History
St. Mary’s church was opened in 1872, although we know that mass was being celebrated in the village around 1850. After the Reformation there were small numbers of Catholics in the area and they were mainly linked to the nobility. Later, as a result of the Highland Clearances and the Irish famine, refugees came to work on local farms and by the mid 19th century, there were some 500 Catholics in South Midlothian. In 1854 St. David’s in Dalkeith was opened to minister to their needs and 18 years later St. Mary’s was built, thanks to the generosity of the Marchioness Dowager of Lothian. It was described shortly after as
“… in the simple style of Gothic, with lancet windows, and a three light window in the east gable.
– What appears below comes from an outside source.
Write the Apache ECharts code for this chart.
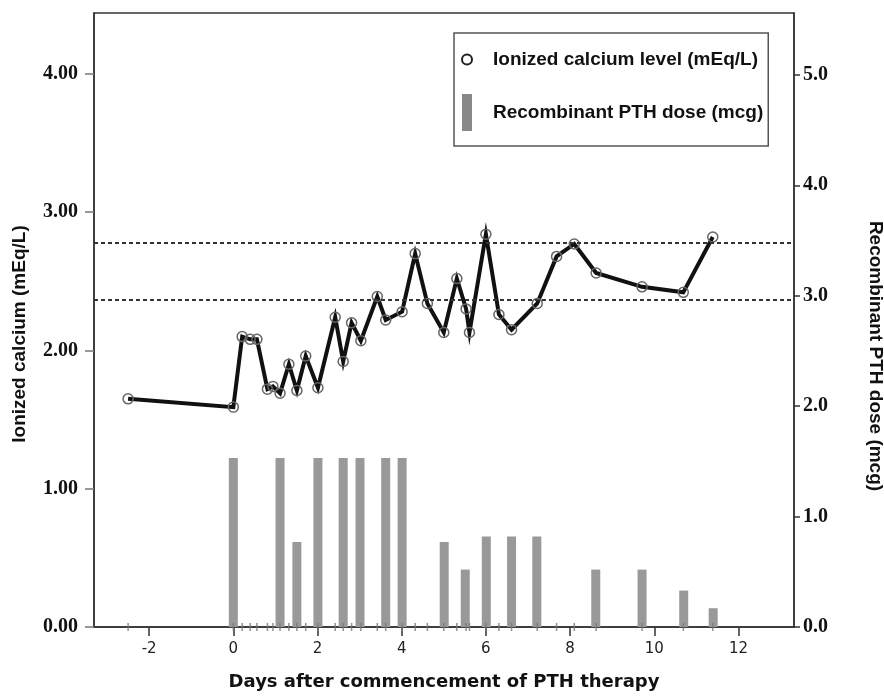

Although the building is plain, it has a bold effect, the top of the cross on the east gable rising to a height of about 40 feet on the ground.”
Before the Reformation
Pathhead was on the Dere Road of the Roman way north into the Lothians where their settlement at Cramond lay just beyond Edinburgh. Christianity will have come into the area in the wake of the Roman occupation.
Pathhead lies less than 8 miles from Soutra Aisle where the Hospital of the Holy Trinity, founded in 1164, was the site of pioneering medical work. The Augustinian monks took immense risks with church law to minister to the sick who came from near and far.